Il senso delle cose sta tutto lì, in un’immagine. Che poi è la vita, sono storie, è lo scorrere del tempo, passato e futuro. Giri di incastri. Padre e figlio piangono in tribuna dopo il fischio finale: Cosenza in B. Lui sui 35 anni, il figlio sui 6. Forse qualcuno di più. Il primo si commuove perché ripensa all’ultima B di 15 anni fa. Prima dei problemi, dei fallimenti, delle lune storte e rimaste tali per un po’. Il figlio ha gli occhi lucidi perché forse non ha mai visto piangere papà. L’ha sempre visto forte, uno scudo contro i cattivi, un fiancheggiatore del buio. Che poi fa sempre un po’ paura anche da grandi. O forse si commuove perché ha ascoltato le sue storie capendone l’importanza. I valori. Vicende del pallone, un contorno di vita.
Il Cosenza torna in Serie B dopo 15 anni, un traguardo sofferto e cercato, voluto. E dopo aver sconfitto il buio. Con l’Adriatico di Pescara nuovamente porta fortuna: nel ’91, proprio qui, sotto la Nord che oggi era del Siena, Gigi Marulla condannò la Salernitana salvando il Cosenza dalla C. Oggi porta ancora bene, come ricordano i cronisti locali, presi dall’emozione del momento. O dalla soddisfazione di poter raccontare una luce tornata a brillare. A inizio gara non parla nessuno, mutismo scaramantico. Poi la festa (anche per loro). Bruccini apre, Tutino fa il bis, Marotta illude e Baclet chiude i giochi, l’uomo playoff strikes again.

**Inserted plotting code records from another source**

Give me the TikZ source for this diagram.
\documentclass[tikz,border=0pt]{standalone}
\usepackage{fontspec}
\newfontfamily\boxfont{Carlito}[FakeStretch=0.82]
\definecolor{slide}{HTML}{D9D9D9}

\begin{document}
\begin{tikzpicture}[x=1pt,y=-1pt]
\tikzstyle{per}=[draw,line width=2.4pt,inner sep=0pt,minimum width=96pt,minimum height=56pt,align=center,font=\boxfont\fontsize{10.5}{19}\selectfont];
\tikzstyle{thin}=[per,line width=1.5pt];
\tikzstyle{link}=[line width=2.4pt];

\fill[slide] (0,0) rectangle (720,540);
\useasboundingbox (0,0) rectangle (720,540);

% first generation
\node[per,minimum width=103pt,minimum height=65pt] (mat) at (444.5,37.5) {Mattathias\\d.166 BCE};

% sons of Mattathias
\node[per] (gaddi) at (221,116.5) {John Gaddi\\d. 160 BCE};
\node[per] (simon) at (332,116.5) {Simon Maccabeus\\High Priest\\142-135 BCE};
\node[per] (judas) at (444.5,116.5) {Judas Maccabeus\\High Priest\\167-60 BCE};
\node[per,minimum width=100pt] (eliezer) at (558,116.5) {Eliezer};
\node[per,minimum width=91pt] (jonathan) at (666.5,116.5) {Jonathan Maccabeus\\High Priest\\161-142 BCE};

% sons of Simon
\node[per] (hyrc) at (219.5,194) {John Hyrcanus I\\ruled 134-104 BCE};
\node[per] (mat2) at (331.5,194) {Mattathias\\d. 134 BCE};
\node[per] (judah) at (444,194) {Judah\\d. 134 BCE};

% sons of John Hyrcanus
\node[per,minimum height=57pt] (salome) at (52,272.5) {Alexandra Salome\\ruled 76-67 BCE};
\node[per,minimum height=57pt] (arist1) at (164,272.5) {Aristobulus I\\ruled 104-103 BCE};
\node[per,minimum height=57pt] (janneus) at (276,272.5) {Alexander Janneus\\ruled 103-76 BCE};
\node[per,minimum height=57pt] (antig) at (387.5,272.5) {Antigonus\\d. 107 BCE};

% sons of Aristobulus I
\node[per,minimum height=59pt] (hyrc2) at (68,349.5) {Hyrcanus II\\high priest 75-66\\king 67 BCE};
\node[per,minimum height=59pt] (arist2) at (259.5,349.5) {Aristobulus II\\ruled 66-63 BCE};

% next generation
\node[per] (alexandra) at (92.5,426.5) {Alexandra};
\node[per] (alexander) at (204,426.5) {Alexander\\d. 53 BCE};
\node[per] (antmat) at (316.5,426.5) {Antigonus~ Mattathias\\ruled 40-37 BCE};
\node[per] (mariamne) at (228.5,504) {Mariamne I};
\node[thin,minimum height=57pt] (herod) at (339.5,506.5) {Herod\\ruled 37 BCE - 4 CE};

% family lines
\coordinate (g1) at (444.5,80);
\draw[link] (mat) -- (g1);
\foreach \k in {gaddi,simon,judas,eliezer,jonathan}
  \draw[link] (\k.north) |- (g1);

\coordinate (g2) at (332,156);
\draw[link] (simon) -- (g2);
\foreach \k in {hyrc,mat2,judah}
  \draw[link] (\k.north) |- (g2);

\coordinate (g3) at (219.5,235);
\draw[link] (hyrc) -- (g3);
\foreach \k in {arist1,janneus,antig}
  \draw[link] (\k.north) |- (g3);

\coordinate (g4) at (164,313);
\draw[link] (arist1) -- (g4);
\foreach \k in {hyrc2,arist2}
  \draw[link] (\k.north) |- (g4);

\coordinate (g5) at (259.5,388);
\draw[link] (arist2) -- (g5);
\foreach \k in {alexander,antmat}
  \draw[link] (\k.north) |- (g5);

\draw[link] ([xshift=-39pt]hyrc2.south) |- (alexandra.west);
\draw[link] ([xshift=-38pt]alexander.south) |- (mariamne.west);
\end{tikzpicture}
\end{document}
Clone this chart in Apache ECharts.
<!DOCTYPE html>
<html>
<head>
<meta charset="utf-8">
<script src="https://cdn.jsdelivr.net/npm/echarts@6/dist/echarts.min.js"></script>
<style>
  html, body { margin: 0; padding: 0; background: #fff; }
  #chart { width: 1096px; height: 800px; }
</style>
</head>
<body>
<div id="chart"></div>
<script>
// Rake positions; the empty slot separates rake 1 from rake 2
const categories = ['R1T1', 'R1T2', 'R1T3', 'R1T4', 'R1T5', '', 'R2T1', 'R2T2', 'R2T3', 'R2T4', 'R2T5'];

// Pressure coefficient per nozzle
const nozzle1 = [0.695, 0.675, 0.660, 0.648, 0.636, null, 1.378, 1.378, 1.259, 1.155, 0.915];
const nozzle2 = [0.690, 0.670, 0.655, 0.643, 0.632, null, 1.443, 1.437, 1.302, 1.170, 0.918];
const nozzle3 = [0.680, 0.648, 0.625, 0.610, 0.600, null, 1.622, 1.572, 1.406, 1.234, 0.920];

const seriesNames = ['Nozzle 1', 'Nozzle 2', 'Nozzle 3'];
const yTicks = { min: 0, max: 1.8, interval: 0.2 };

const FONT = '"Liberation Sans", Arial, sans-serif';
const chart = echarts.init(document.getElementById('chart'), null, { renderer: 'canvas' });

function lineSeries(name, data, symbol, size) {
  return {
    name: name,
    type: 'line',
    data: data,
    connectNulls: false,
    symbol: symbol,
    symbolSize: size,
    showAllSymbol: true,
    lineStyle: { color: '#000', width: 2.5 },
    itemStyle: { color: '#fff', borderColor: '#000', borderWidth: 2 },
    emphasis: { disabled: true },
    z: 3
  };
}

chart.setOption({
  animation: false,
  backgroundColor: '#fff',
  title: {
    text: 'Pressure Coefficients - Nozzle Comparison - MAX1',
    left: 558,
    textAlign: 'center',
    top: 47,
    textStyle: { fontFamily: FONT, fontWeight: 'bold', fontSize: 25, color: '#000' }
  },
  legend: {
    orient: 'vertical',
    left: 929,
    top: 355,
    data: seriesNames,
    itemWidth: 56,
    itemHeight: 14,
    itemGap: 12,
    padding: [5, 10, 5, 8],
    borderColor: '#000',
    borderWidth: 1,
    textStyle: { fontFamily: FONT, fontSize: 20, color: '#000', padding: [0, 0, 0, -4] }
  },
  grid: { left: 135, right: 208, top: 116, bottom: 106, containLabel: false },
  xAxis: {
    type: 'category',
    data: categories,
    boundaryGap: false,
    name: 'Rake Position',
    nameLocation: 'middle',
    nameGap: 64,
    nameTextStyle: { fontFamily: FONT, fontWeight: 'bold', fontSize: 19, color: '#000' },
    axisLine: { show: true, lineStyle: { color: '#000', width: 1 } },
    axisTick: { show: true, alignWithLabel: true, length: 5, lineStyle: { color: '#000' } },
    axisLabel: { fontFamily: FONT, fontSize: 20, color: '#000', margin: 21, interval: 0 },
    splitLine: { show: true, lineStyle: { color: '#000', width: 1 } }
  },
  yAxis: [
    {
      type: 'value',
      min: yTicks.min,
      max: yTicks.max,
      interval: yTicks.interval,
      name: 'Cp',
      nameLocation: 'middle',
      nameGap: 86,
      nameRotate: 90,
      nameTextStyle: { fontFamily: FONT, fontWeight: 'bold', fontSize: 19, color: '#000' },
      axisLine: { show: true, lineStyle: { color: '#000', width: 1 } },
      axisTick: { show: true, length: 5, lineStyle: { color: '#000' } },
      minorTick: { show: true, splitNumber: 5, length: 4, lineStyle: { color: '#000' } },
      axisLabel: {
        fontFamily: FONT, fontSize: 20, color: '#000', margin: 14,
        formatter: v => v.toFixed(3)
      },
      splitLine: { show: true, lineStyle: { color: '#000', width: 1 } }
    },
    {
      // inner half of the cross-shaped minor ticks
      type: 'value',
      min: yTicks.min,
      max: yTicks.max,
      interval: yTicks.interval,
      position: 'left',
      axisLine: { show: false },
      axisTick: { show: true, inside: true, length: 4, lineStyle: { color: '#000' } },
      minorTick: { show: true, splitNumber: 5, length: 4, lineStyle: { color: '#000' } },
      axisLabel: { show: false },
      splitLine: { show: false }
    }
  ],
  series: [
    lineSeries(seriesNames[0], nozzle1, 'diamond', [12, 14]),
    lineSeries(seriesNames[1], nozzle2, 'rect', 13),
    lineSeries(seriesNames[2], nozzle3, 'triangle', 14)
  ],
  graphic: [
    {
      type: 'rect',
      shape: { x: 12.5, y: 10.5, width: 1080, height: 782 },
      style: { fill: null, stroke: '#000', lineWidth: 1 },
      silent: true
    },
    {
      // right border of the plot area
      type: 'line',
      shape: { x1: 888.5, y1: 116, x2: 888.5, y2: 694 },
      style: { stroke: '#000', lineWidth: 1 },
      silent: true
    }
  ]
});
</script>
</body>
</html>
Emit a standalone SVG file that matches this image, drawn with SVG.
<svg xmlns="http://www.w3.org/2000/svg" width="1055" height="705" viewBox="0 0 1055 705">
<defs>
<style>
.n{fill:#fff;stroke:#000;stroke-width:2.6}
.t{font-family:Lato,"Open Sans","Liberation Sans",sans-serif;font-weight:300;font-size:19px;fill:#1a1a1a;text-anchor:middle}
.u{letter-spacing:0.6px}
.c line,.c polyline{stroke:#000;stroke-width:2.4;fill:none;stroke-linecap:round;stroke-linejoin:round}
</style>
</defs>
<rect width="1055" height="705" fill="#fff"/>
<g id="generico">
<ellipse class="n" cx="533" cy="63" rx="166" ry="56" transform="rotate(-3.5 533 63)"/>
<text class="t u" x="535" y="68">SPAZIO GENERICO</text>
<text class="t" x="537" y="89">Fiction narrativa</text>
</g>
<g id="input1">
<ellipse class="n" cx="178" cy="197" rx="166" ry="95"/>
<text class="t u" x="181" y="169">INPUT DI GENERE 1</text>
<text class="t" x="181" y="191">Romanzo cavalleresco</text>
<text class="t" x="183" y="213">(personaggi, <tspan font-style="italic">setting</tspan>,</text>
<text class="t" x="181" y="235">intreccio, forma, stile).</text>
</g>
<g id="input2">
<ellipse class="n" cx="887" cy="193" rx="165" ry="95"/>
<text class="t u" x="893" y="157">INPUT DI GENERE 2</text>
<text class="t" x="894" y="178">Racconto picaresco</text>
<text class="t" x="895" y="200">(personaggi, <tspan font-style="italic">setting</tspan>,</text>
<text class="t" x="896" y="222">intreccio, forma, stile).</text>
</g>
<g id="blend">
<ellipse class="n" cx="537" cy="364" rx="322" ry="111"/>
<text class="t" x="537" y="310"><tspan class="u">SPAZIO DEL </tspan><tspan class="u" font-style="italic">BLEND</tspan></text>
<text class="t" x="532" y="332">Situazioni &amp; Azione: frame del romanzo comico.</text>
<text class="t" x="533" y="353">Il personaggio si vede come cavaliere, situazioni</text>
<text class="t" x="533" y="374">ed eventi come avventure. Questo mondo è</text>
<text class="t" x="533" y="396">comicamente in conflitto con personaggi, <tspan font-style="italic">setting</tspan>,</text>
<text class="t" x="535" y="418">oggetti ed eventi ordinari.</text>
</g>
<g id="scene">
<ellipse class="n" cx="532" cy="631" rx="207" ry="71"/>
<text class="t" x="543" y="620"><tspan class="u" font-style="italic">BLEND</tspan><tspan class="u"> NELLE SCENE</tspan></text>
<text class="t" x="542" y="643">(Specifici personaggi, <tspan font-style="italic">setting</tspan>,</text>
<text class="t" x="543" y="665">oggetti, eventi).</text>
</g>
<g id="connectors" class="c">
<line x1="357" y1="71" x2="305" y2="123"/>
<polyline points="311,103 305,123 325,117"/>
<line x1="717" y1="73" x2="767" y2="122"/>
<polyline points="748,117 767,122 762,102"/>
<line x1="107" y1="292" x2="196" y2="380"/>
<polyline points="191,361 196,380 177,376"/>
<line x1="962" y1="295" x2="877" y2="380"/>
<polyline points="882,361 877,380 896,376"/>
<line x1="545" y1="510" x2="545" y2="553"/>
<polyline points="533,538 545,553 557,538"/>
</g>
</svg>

Al fischio finale c’è chi piange, chi sorride, chi non dice nulla, chi invia una nota audio all’amico di sempre, liberando un urlo tenuto nascosto. Chi sventola bandiere e chi stringe magliette tra le mani, molte di Marulla. Baclet arriva in sala stampa insieme alla figlia, lei ha la medaglia in mano, Tutino la guarda come per dire "visto? Io e papà abbiamo fatto qualcosa di importante". Di storico. Braglia, infine, si siede per terra vicino al pullman, stanco ma felice, guardando un trofeo già conosciuto. È la sua quarta promozione in carriera. Forse la più sentita, arrivata dal quinto posto in campionato e dopo aver eliminato 7 squadre. Meritata. La città avrà un altro eroe, come Gianni Di Marzio nell'88. Perché alla fine sta tutto lì nel senso delle cose, in un calcio che è anche arte, sofferenza, storie di vita. Di un tutto scorre e tutto torna. Sempre. E infine di immagini: scegliamo l’ultima, giusto 4 parole, una frase cantata da David Bowie e usata dal Cosenza per la coreografia di inizio gara: “We can be heroes”. Just for one day. Va bene così.